Processing and characterization of betel nut and textile fiber reinforced hybrid polypropylene composites

Abstract

In the present work hybrid composites were manufactured by using hot press machine incorporating 2, 3 and 4 layers of natural (e.g. areca) and textile (e.g. nylon) fibers at constant fiber loading of 10 wt.% . Consequently areca fiber was treated by 5% NaOH. Composites were also prepared at four levels of fiber loading (5, 10, 15 and 20 wt %) with fiber ratios of (treated areca: nylon=1:1) , (treated areca: nylon=3:1) , (treated areca: nylon=2:3) , (treated areca: nylon=3:2) and (treated areca: nylon=3:2) for 20% fiber loading.

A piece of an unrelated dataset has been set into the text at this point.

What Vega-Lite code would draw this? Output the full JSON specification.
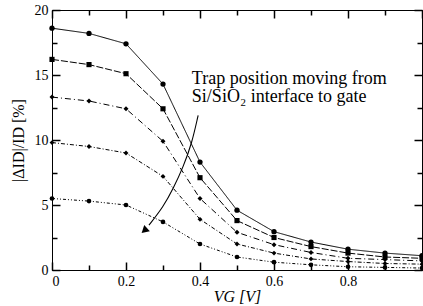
{
  "$schema": "https://vega.github.io/schema/vega-lite/v6.json",
  "width": 370,
  "height": 260,
  "autosize": {"type": "none"},
  "padding": {"left": 52, "top": 10, "right": 1, "bottom": 36},
  "background": "white",
  "config": {
    "font": "'Liberation Serif', 'Times New Roman', Times, 'DejaVu Serif', serif",
    "view": {"stroke": "black", "strokeWidth": 1},
    "axis": {"labelFont": "'Liberation Serif', 'Times New Roman', Times, 'DejaVu Serif', serif", "titleFont": "'Liberation Serif', 'Times New Roman', Times, 'DejaVu Serif', serif", "labelColor": "black", "titleColor": "black", "domainColor": "black", "tickColor": "black", "tickWidth": 1.5, "grid": false, "labelFontSize": 14, "titleFontSize": 16, "titleFontWeight": "normal"}
  },
  "datasets": {
    "curves": [
      {"s": "c1", "v": 0, "d": 18.6}, {"s": "c1", "v": 0.1, "d": 18.2}, {"s": "c1", "v": 0.2, "d": 17.4}, {"s": "c1", "v": 0.3, "d": 14.3}, {"s": "c1", "v": 0.4, "d": 8.3}, {"s": "c1", "v": 0.5, "d": 4.6}, {"s": "c1", "v": 0.6, "d": 2.95}, {"s": "c1", "v": 0.7, "d": 2.15}, {"s": "c1", "v": 0.8, "d": 1.6}, {"s": "c1", "v": 0.9, "d": 1.3}, {"s": "c1", "v": 1.0, "d": 1.1},
      {"s": "c2", "v": 0, "d": 16.2}, {"s": "c2", "v": 0.1, "d": 15.8}, {"s": "c2", "v": 0.2, "d": 15.1}, {"s": "c2", "v": 0.3, "d": 12.4}, {"s": "c2", "v": 0.4, "d": 7.1}, {"s": "c2", "v": 0.5, "d": 3.8}, {"s": "c2", "v": 0.6, "d": 2.5}, {"s": "c2", "v": 0.7, "d": 1.8}, {"s": "c2", "v": 0.8, "d": 1.3}, {"s": "c2", "v": 0.9, "d": 1.0}, {"s": "c2", "v": 1.0, "d": 0.9},
      {"s": "c3", "v": 0, "d": 13.3}, {"s": "c3", "v": 0.1, "d": 13.0}, {"s": "c3", "v": 0.2, "d": 12.4}, {"s": "c3", "v": 0.3, "d": 9.9}, {"s": "c3", "v": 0.4, "d": 5.5}, {"s": "c3", "v": 0.5, "d": 2.9}, {"s": "c3", "v": 0.6, "d": 1.95}, {"s": "c3", "v": 0.7, "d": 1.35}, {"s": "c3", "v": 0.8, "d": 0.9}, {"s": "c3", "v": 0.9, "d": 0.8}, {"s": "c3", "v": 1.0, "d": 0.7},
      {"s": "c4", "v": 0, "d": 9.8}, {"s": "c4", "v": 0.1, "d": 9.5}, {"s": "c4", "v": 0.2, "d": 9.0}, {"s": "c4", "v": 0.3, "d": 7.2}, {"s": "c4", "v": 0.4, "d": 3.9}, {"s": "c4", "v": 0.5, "d": 2.0}, {"s": "c4", "v": 0.6, "d": 1.3}, {"s": "c4", "v": 0.7, "d": 0.85}, {"s": "c4", "v": 0.8, "d": 0.65}, {"s": "c4", "v": 0.9, "d": 0.5}, {"s": "c4", "v": 1.0, "d": 0.45},
      {"s": "c5", "v": 0, "d": 5.5}, {"s": "c5", "v": 0.1, "d": 5.3}, {"s": "c5", "v": 0.2, "d": 5.0}, {"s": "c5", "v": 0.3, "d": 3.7}, {"s": "c5", "v": 0.4, "d": 2.0}, {"s": "c5", "v": 0.5, "d": 1.0}, {"s": "c5", "v": 0.6, "d": 0.6}, {"s": "c5", "v": 0.7, "d": 0.4}, {"s": "c5", "v": 0.8, "d": 0.25}, {"s": "c5", "v": 0.9, "d": 0.2}, {"s": "c5", "v": 1.0, "d": 0.15}
    ],
    "arrow": [
      {"o": 1, "v": 0.395, "d": 11.9},
      {"o": 2, "v": 0.378, "d": 9.75},
      {"o": 3, "v": 0.355, "d": 7.95},
      {"o": 4, "v": 0.328, "d": 6.28},
      {"o": 5, "v": 0.301, "d": 4.87},
      {"o": 6, "v": 0.262, "d": 3.45}
    ],
    "head": [{"v": 0.252, "d": 3.1}],
    "label": [{"v": 0.378, "d": 14.3, "t": "Trap position moving from\nSi/SiO₂ interface to gate"}]
  },
  "layer": [
    {
      "data": {"name": "curves"},
      "mark": {"type": "line", "color": "black", "strokeWidth": 1},
      "encoding": {
        "x": {"field": "v", "type": "quantitative", "scale": {"domain": [0, 1], "nice": false},
          "axis": {"title": "VG [V]", "values": [0, 0.2, 0.4, 0.6, 0.8], "format": "~g", "tickSize": 0, "labelPadding": 4, "titlePadding": 0, "titleFontStyle": "italic"}},
        "y": {"field": "d", "type": "quantitative", "scale": {"domain": [0, 20], "nice": false},
          "axis": {"title": "|ΔID|/ID [%]", "values": [0, 5, 10, 15, 20], "tickSize": 0, "labelPadding": 4, "titlePadding": 8}},
        "detail": {"field": "s"},
        "strokeDash": {"field": "s", "type": "nominal", "legend": null,
          "scale": {"domain": ["c1", "c2", "c3", "c4", "c5"], "range": [[1, 0], [7, 2], [6, 3, 1, 3], [4, 2, 1, 2], [3, 2, 1, 2, 1, 2]]}}
      }
    },
    {
      "data": {"name": "curves"},
      "mark": {"type": "point", "filled": true, "color": "black", "opacity": 1},
      "encoding": {
        "x": {"field": "v", "type": "quantitative", "axis": {"orient": "top", "offset": -260, "title": null, "labels": false, "ticks": true, "tickColor": "black", "zindex": 1, "values": [0, 0.1, 0.2, 0.3, 0.4, 0.5, 0.6, 0.7, 0.8, 0.9, 1.0], "tickSize": {"condition": {"test": "round(datum.value*10) % 2 == 0", "value": 8}, "value": 5}}},
        "y": {"field": "d", "type": "quantitative", "axis": {"orient": "right", "offset": -370, "title": null, "labels": false, "ticks": true, "tickColor": "black", "zindex": 1, "values": [0, 2.5, 5, 7.5, 10, 12.5, 15, 17.5, 20], "tickSize": {"condition": {"test": "datum.value % 5 == 0", "value": 8}, "value": 5}}},
        "shape": {"field": "s", "type": "nominal", "legend": null,
          "scale": {"domain": ["c1", "c2", "c3", "c4", "c5"], "range": ["circle", "square", "diamond", "diamond", "circle"]}},
        "size": {"field": "s", "type": "nominal", "legend": null,
          "scale": {"domain": ["c1", "c2", "c3", "c4", "c5"], "range": [28, 22, 12, 9, 5]}}
      }
    },
    {
      "data": {"name": "arrow"},
      "mark": {"type": "line", "color": "black", "strokeWidth": 1.1, "interpolate": "basis"},
      "encoding": {
        "x": {"field": "v", "type": "quantitative", "axis": {"orient": "bottom", "offset": -260, "title": null, "labels": false, "ticks": true, "tickColor": "black", "zindex": 1, "values": [0, 0.1, 0.2, 0.3, 0.4, 0.5, 0.6, 0.7, 0.8, 0.9, 1.0], "tickSize": {"condition": {"test": "round(datum.value*10) % 2 == 0", "value": 8}, "value": 5}}},
        "y": {"field": "d", "type": "quantitative", "axis": {"orient": "left", "offset": -370, "title": null, "labels": false, "ticks": true, "tickColor": "black", "zindex": 1, "values": [0, 2.5, 5, 7.5, 10, 12.5, 15, 17.5, 20], "tickSize": {"condition": {"test": "datum.value % 5 == 0", "value": 8}, "value": 5}}},
        "order": {"field": "o"}
      }
    },
    {
      "data": {"name": "head"},
      "mark": {"type": "point", "shape": "triangle", "filled": true, "color": "black", "opacity": 1, "size": 70, "angle": 228},
      "encoding": {
        "x": {"field": "v", "type": "quantitative", "axis": null},
        "y": {"field": "d", "type": "quantitative", "axis": null}
      }
    },
    {
      "data": {"name": "label"},
      "mark": {"type": "text", "font": "'Liberation Serif', 'Times New Roman', Times, 'DejaVu Serif', serif", "fontSize": 18, "align": "left", "baseline": "alphabetic", "lineBreak": "\n", "lineHeight": 18, "color": "black"},
      "encoding": {
        "x": {"field": "v", "type": "quantitative", "axis": null},
        "y": {"field": "d", "type": "quantitative", "axis": null},
        "text": {"field": "t"}
      }
    }
  ],
  "resolve": {"axis": {"x": "independent", "y": "independent"}}
}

The tensile, flexure and hardness tests were conducted for mechanical characterization of composites. Tensile strength, Young's modulus, %EAB, flexural strength, flexural modulus, shore hardness values enhanced with the increase of number of fiber layers. Interestingly tensile strength and % elongation at break showed a decreasing trend with the amount of fiber content in the composites. On the other hand Young’s modulus and flexural properties increased up to a certain level and hardness exhibited an increasing trend with the increase of fiber content. Notably all these mechanical properties enhanced with increasing nylon fiber content except tensile strength. In addition 5% NaOH treatment of the areca fiber provided an improving trend of properties of the composites. The Fourier Transform Infrared spectroscopy was carried out of the composites to study the effect of alkali treatment which showed decrease of hemicelluloses content. Scanning Electron Micrograph imaging of tensile fracture surfaces of all the composites were carried out to examine the variation in failure modes and to investigate the interfacial adhesion and bonding between fiber and PP matrix, in this case 4 layers of fibers containing matrix showed favorable entanglement between fibers and matrix. Thermo Gravimetric analysis showed slight enhancement of thermal stability after alkali treatment. These composite can be used in manufacturing automotive parts such as various panels, shelves, trim parts and brake shoes.